The Ethics Advisory Board does mention consent in its “Public Trust Matrix for use in considering ethical issues regarding the Contact Tracing App”. It says: “If individual subjects do not give explicit consent, what mechanisms are in place to ensure broader societal consent? How will consent be designed so that it's understandable? Current consent practise focuses on individual consent. What is being planned with the app is not only consent to potentially collect information about one’s own location, but one’s proximity to others too. After the initial emergency response, this will need collective consent mechanisms and a critical approach to how the design and content design of these consent moments are put together.”
Talk of “collective consent mechanisms”, “after the initial emergency response”, seems to suggest a movement from individual consent to some kind of broad societal consent. This is a very different model and would need significant public debate to be sure that we, the public, are ok with this. Currently consent is the cornerstone of clinical practice and research. It doesn’t always do this in practice, but consent is intended to respect individual autonomy and dignity and human rights. Covid-19, as a public health emergency, might legitimise all kinds of actions which we wouldn’t normally accept, including limiting freedom of movement (requiring self-isolation) and some monitoring and a reduction of privacy (the App). Exceptional times need exceptional measures. We all agree. But is ‘future research’ exceptional? If not why assume that individual consent can effectively be bypassed? Why should “collective consent mechanisms” be used after the initial emergency at all? Should we not be asked for informed consent at the time when we can know what our data is going to be used for?
More worrying, we are being presented with this as the only way and we are told that the public health benefits outweigh any privacy concerns. But the truth is to track, trace and contain the virus we don’t need to collect any central data. In contrast a number of European countries have plumped for a de-centralised App. These countries are not holding any central data, the information is stored only the mobile phone of the user. To do the job we need there is absolutely no need for a centralised app.
The Joint Committee has called for legislation to regulate the use of the NHS App and a formal human rights assessment and this we support. However such legislation also needs to engage with the whole question of consent.
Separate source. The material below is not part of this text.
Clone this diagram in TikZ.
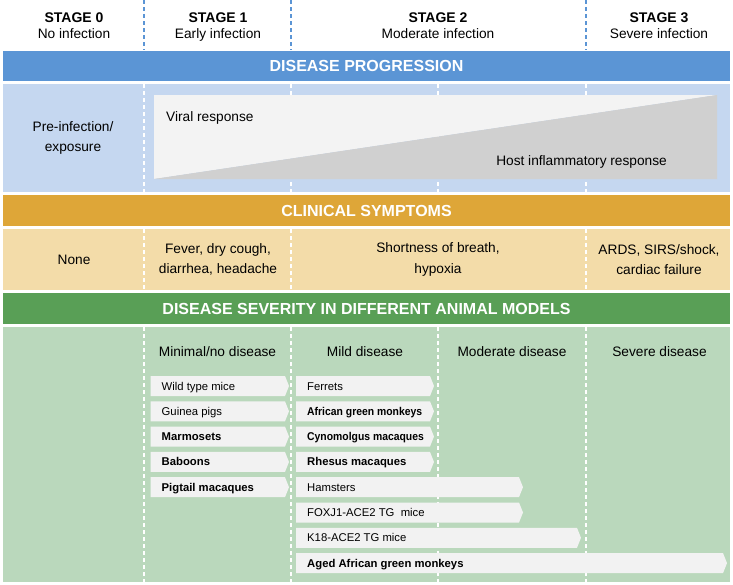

The precise basis on which such a potentially extensive and indeed commercially valuable dataset will be collected and used in the short and the long-term needs to be made very clear from the outset and the subsequent use itself needs to be carefully monitored.
Track, trace and contain. But if government want to hold our data we need more clarity, and more reassurance that our fundamental human rights will be respected, and that and future research will be ethical. We are long way short of being able to ensure that this is the case.
Jean McHale, Professor of Health Care Law, Birmingham Law School and Heather Widdows, John Ferguson Professor of Global Ethics, Department of Philosophy.